Dans l’opposition, la N-VA va se faire déborder par le Vlaams Belang
Des années de vaches maigres l’attendent : dans l’opposition, la N-VA va se faire déborder par le Vlaams Belang, et à la Région flamande, elle a perdu toute crédibilité en raison des mensonges de Jan Jambon. À Bart De Wever, il reste la présidence, une charge qui le fait ployer sous son poids – la sixième fois sera-t-elle la bonne ?
À moins que…
À moins que Theo Francken ne se saisisse du pouvoir.

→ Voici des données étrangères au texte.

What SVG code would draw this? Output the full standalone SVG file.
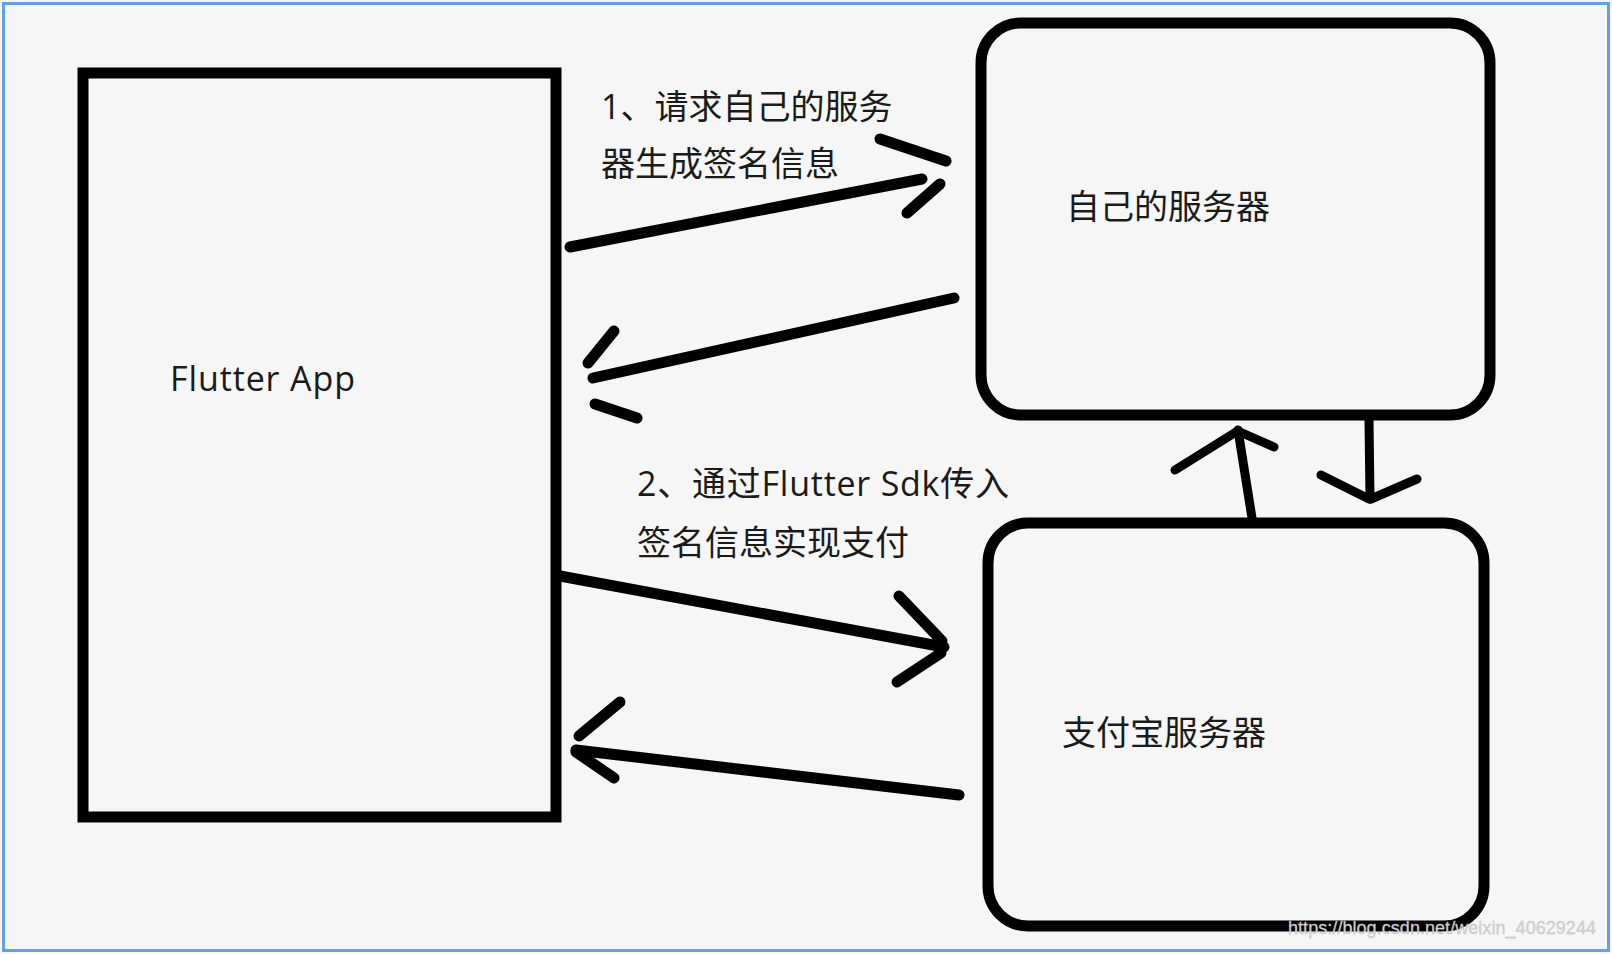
<svg xmlns="http://www.w3.org/2000/svg" width="1612" height="954" viewBox="0 0 1612 954">
  <style>
    .box { fill: none; stroke: #000; stroke-width: 11; }
    .lbl { font-family: "Open Sans", "Noto Sans CJK SC", sans-serif; font-size: 34px; fill: #1a1a1a; }
    .arr { fill: none; stroke: #000; stroke-width: 11; stroke-linecap: round; stroke-linejoin: round; }
    .arr2 { fill: none; stroke: #000; stroke-width: 9; stroke-linecap: round; stroke-linejoin: round; }
  </style>
  <rect x="0" y="0" width="1612" height="954" fill="#f6f6f6"/>
  <rect x="3.5" y="3.5" width="1605" height="947" fill="none" stroke="#62a0ea" stroke-width="3"/>

  <g id="flutter-app">
    <rect class="box" x="83" y="73" width="473" height="744"/>
    <text class="lbl" x="170" y="391" textLength="185">Flutter App</text>
  </g>

  <g id="own-server">
    <rect class="box" x="981" y="23" width="509" height="392" rx="40" ry="40"/>
    <text class="lbl" x="1066" y="219">自己的服务器</text>
  </g>

  <g id="alipay-server">
    <rect class="box" x="988" y="523" width="496" height="403" rx="40" ry="40"/>
    <text class="lbl" x="1062" y="745">支付宝服务器</text>
  </g>

  <g id="connectors">
    <!-- App -> own server -->
    <path class="arr" d="M570,247 L922,179"/>
    <path class="arr" d="M880,139 L946,161"/>
    <path class="arr" d="M940,184 L907,213"/>
    <!-- own server -> App -->
    <path class="arr" d="M954,298 L593,378"/>
    <path class="arr" d="M614,331 L588,363"/>
    <path class="arr" d="M595,404 L637,418"/>
    <!-- App -> Alipay -->
    <path class="arr" d="M560,576 L944,647"/>
    <path class="arr" d="M899,596 L942,641"/>
    <path class="arr" d="M941,653 L897,682"/>
    <!-- Alipay -> App -->
    <path class="arr" d="M959,795 L576,750"/>
    <path class="arr" d="M620,702 L579,736"/>
    <path class="arr" d="M576,752 L614,778"/>
    <!-- Alipay -> own server (up) -->
    <path class="arr2" d="M1252,518 L1238,430"/>
    <path class="arr2" d="M1175,470 L1236,432"/>
    <path class="arr2" d="M1240,432 L1274,447"/>
    <!-- own server -> Alipay (down) -->
    <path class="arr2" d="M1369,420 L1370,499"/>
    <path class="arr2" d="M1321,475 L1369,499"/>
    <path class="arr2" d="M1417,479 L1371,499"/>

    <text class="lbl" x="601" y="119">1、请求自己的服务</text>
    <text class="lbl" x="601" y="176">器生成签名信息</text>
    <text class="lbl" x="637" y="496" textLength="372">2、通过Flutter Sdk传入</text>
    <text class="lbl" x="637" y="555">签名信息实现支付</text>
  </g>

  <text x="1288" y="934" textLength="308" font-family="Liberation Sans, Arial, sans-serif" font-size="18" fill="#d4d4d4" stroke="#bdbdbd" stroke-width="0.3">https://blog.csdn.net/weixin_40629244</text>
</svg>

Quand Bart De Wever a disjoncté devant les caméras, comparant une manœuvre politique à une fellation, on a pu voir à l’arrière-plan le visage crispé de Theo Francken : son glorieux président, qui plaçait autrefois avec tant d’élégance ses citations latines, s’abaissait au niveau de ces tontons ivres morts oubliés à une table de fête désertée. C’est douloureux, sûrement. Le sentiment de cette honte ressentie par procuration devrait suffire à Theo Francken pour s’approprier les manettes.
Il n’y faut que du courage
Il a tous les atouts en main. Voilà plusieurs années qu’il fait le tour de toutes les salles paroissiales ; il connaît le ban et l’arrière-ban du parti ; son score en voix de préférence reste impressionnant, et depuis quelque temps, il surprend tout le monde par une certaine apparence de grandeur. Alors que son président bousillait une énième tentative de coalition, il se tenait à carreau sur Twitter, allant jusqu’à féliciter son meilleur ennemi Kristof Calvo (Groen) au parlement, lorsque celui-ci transforma avec élégance son humiliation en un chant de louange au nouveau gouvernement. Voilà une attitude qui fleure bon le leader. S’il se saisissait de la présidence, cela pourrait sauver la N-VA. Il n’y faut que du courage.
« Toi aussi, mon Theo »
Après tout, De Wever est tout à fait capable de comprendre un putsch. Il connaît ses classiques, et en particulier ses classiques latins. Quand on ose conseiller à Kris Peeters (CD&V) de sauver l’honneur en se tranchant les veines du poignet, on doit pouvoir accepter un coup de poignard dans le dos : tout ce qui lui resterait à faire serait de marmonner « Toi aussi, mon Theo » avant de quitter la scène.
#tijdvoortheo
Maintenant que la coalition Vivaldi a négocié un départ sans faute, la Rue de la Loi aurait bien besoin d’une touche de « Game of Thrones ». L’avenir nous dira si Theo Francken aura l’audace de lancer le hashtag #tijdvoortheo pour signaler que son heure est venue.